# start of Collected material
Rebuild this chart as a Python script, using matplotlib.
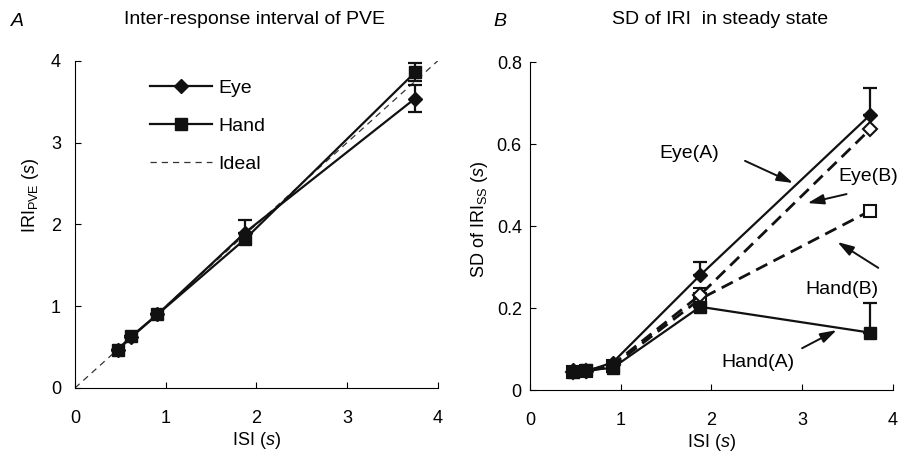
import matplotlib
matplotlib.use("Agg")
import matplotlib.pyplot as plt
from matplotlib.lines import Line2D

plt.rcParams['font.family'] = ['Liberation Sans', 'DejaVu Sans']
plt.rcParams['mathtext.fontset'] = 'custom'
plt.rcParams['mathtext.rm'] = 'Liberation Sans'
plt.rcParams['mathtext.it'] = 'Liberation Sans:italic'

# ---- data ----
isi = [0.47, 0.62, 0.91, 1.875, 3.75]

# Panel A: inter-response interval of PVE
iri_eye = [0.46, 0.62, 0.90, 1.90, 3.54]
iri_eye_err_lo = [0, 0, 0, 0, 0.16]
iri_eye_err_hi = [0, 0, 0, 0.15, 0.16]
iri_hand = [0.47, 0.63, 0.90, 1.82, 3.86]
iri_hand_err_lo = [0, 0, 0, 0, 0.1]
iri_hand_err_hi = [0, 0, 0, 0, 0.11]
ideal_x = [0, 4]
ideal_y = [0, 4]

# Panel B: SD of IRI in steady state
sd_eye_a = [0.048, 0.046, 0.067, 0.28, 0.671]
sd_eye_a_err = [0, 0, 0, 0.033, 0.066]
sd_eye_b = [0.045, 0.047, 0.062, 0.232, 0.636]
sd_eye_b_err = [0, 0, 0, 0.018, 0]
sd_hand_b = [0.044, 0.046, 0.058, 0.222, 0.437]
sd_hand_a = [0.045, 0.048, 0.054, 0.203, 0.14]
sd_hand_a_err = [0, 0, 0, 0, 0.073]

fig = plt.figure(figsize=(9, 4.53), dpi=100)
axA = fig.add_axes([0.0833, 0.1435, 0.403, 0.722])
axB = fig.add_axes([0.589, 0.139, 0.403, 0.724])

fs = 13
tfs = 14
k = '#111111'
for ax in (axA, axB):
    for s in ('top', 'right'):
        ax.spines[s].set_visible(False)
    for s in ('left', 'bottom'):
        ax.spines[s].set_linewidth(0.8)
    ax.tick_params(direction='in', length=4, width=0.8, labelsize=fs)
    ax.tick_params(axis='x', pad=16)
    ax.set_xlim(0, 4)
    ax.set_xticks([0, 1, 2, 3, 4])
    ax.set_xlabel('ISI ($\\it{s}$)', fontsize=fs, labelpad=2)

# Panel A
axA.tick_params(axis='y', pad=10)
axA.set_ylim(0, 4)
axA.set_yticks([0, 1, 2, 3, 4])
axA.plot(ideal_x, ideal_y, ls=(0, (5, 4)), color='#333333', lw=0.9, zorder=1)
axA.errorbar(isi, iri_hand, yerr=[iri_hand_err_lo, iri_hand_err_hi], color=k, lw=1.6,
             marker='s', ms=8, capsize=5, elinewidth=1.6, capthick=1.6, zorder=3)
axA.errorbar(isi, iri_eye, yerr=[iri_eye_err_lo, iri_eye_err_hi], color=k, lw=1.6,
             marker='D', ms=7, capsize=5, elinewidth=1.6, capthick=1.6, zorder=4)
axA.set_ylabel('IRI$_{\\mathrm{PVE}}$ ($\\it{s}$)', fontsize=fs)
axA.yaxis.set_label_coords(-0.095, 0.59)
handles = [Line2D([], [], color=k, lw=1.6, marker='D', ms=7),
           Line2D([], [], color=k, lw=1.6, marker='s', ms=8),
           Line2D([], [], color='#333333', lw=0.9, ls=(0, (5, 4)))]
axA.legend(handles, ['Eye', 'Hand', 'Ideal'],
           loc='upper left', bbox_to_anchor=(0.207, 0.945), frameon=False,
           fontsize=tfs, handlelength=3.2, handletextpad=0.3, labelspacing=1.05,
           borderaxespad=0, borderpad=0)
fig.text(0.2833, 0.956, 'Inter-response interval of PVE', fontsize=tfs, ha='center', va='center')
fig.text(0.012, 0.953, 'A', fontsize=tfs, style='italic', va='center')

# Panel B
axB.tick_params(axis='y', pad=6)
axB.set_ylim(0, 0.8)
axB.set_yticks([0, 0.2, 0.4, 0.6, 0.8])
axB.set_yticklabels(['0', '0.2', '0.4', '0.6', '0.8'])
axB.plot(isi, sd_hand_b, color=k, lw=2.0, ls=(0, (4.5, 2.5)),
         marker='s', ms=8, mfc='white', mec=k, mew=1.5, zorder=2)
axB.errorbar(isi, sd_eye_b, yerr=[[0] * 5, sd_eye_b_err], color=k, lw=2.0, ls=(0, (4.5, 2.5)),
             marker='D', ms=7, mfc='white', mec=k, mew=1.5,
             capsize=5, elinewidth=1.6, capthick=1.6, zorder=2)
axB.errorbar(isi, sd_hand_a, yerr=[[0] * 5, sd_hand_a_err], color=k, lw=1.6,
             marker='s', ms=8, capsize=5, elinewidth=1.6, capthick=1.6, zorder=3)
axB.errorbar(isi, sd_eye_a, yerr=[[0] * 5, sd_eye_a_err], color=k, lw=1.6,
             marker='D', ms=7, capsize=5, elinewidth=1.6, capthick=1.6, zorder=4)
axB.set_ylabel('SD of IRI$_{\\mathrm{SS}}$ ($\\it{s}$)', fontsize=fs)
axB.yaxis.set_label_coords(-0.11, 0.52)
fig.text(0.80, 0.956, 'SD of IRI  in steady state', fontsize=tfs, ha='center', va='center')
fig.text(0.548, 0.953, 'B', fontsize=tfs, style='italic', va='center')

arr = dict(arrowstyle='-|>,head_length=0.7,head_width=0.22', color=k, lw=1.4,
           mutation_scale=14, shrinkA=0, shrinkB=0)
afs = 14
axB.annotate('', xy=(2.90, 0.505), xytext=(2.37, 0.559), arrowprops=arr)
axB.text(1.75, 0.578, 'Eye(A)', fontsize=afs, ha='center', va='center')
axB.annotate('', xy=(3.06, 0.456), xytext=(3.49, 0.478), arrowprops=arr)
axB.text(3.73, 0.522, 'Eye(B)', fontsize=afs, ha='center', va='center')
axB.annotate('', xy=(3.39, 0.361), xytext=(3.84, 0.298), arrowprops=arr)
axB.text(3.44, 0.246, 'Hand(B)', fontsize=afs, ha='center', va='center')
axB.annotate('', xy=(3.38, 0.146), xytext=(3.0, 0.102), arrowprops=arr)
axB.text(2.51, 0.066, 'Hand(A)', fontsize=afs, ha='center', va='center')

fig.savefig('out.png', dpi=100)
# end of Collected material
Please reproduce the listing exactly from its opening line through the line that contains "ideal_y = [0, 4]", both included, with all pictures omitted.

### Written reply
Rebuild this chart as a Python script, using matplotlib.
import matplotlib
matplotlib.use("Agg")
import matplotlib.pyplot as plt
from matplotlib.lines import Line2D

plt.rcParams['font.family'] = ['Liberation Sans', 'DejaVu Sans']
plt.rcParams['mathtext.fontset'] = 'custom'
plt.rcParams['mathtext.rm'] = 'Liberation Sans'
plt.rcParams['mathtext.it'] = 'Liberation Sans:italic'

# ---- data ----
isi = [0.47, 0.62, 0.91, 1.875, 3.75]

# Panel A: inter-response interval of PVE
iri_eye = [0.46, 0.62, 0.90, 1.90, 3.54]
iri_eye_err_lo = [0, 0, 0, 0, 0.16]
iri_eye_err_hi = [0, 0, 0, 0.15, 0.16]
iri_hand = [0.47, 0.63, 0.90, 1.82, 3.86]
iri_hand_err_lo = [0, 0, 0, 0, 0.1]
iri_hand_err_hi = [0, 0, 0, 0, 0.11]
ideal_x = [0, 4]
ideal_y = [0, 4]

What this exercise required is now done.